Ne faisons pas comme si le livre de
Mathieu Riboulet – Entre les deux il n’y
a rien – était une sorte de « mémoires » ouverts sur une
décennie passée, mémoires qui seraient, sincérité oblige, mâtinés de
confessions ou d’introspectives plongées. C’est davantage une traversée – des
années 70, des corps, des pulsions, d’une certaine Europe – accomplie non
seulement sous l’égide du souvenir mais également et surtout sous la pression
d’une nécessité, nécessité de relancer la rage de dire pour faire ressentir la
rage de vivre telle qu’elle fut en ces années passées.

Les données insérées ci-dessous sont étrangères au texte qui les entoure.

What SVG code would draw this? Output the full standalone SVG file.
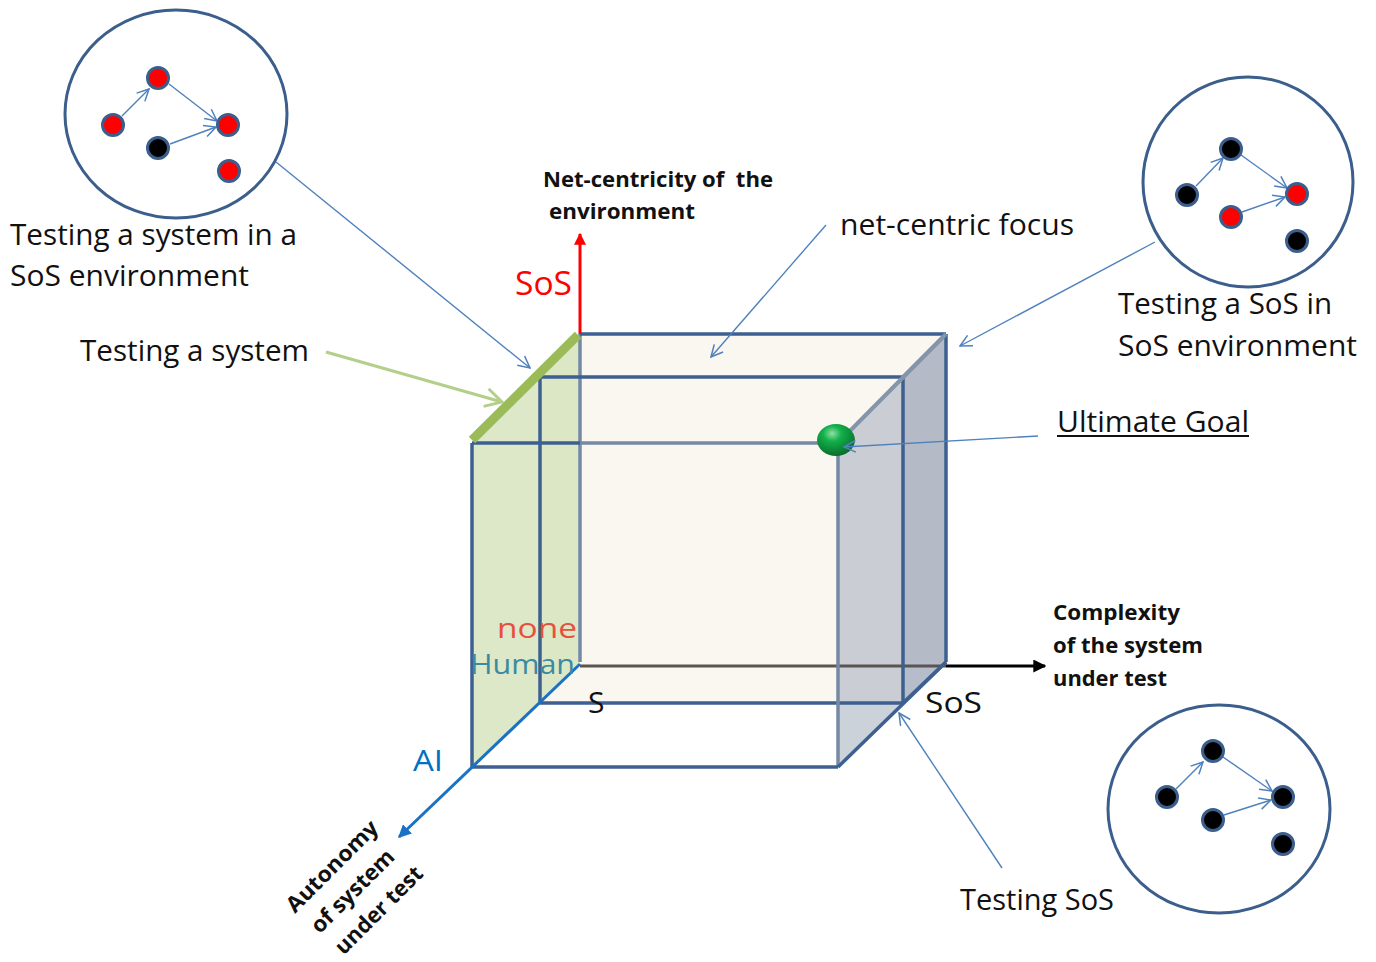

Ces années, Riboulet le dit et le
redit, ce sont les années où l’on peut encore mourir dans les rues d’une Europe
en paix, mourir comme des chiens. Evidemment, ceux qui aujourd’hui et depuis un
bail pissent béatement sur ce qu’ils appellent « la pensée 68 »,
l’après-chienlit ou je ne sais quoi, ne goûteront guère ces pages où l’ennemi
est sans cesse pris à parti, invectivé, même si ces invectives s’accompagnent
souvent d’un constat d’échec qui devrait ravir les donneurs de leçons
historiques :
« Nous ne vous laisserons pas un instant de paix tant que vous vacillerez. Ça a duré dix ans, ça vous a transformés, vous êtes plus retors encore aujourd’hui que vous étiez hargneux hier, et nous sommes vaincus, et nous avons plié, et nous ne cessons pas de chercher dans nos cœurs, le pli de nos cerveaux, les méandres de nos émotions, ce qui a fait l’échec, la part que nous y avons eue, nous sommes des hommes qui prennent leurs responsabilités morales. »
Plus retors aujourd’hui que vous étiez hargneux hier : ceux
qui ont vécu les années dont parle Riboulet comprendront parfaitement ce
ressenti des années 70, années des polices et des petits chefs, du patronat
pavané, des pédés encore et sans cesse traqués, des immigrés laminés. Mais
Riboulet n’a pas seulement voulu bâtir un réquisitoire contre les matraqueurs, car son livre, musclé d’intolérance, féroce en condamnation, voyou
s’il le faut, tente avant tout d’articuler deux intensités
« machinables » : la décision de ne pas laisser de répit au
néo-fascisme qui prend ses aises dans la course à la prospérité et cette idée que la révolution doit
passer aussi et surtout par le sexe. Donc, rendre les coups, certes, mais en tirer aussi, et ne rien taire de cette brutalité, diffuser la jouissance comme un tract :
« La révolution ce sera le sexe, ce sera jouir et faire jouir les hommes sans demander mon reste, j’ai trois ans devant moi, nous avons trois ans devant nous. Dans trois ans nous serons fauchés comme des chiens par une épidémie, l’ennemi aura changé de visage. »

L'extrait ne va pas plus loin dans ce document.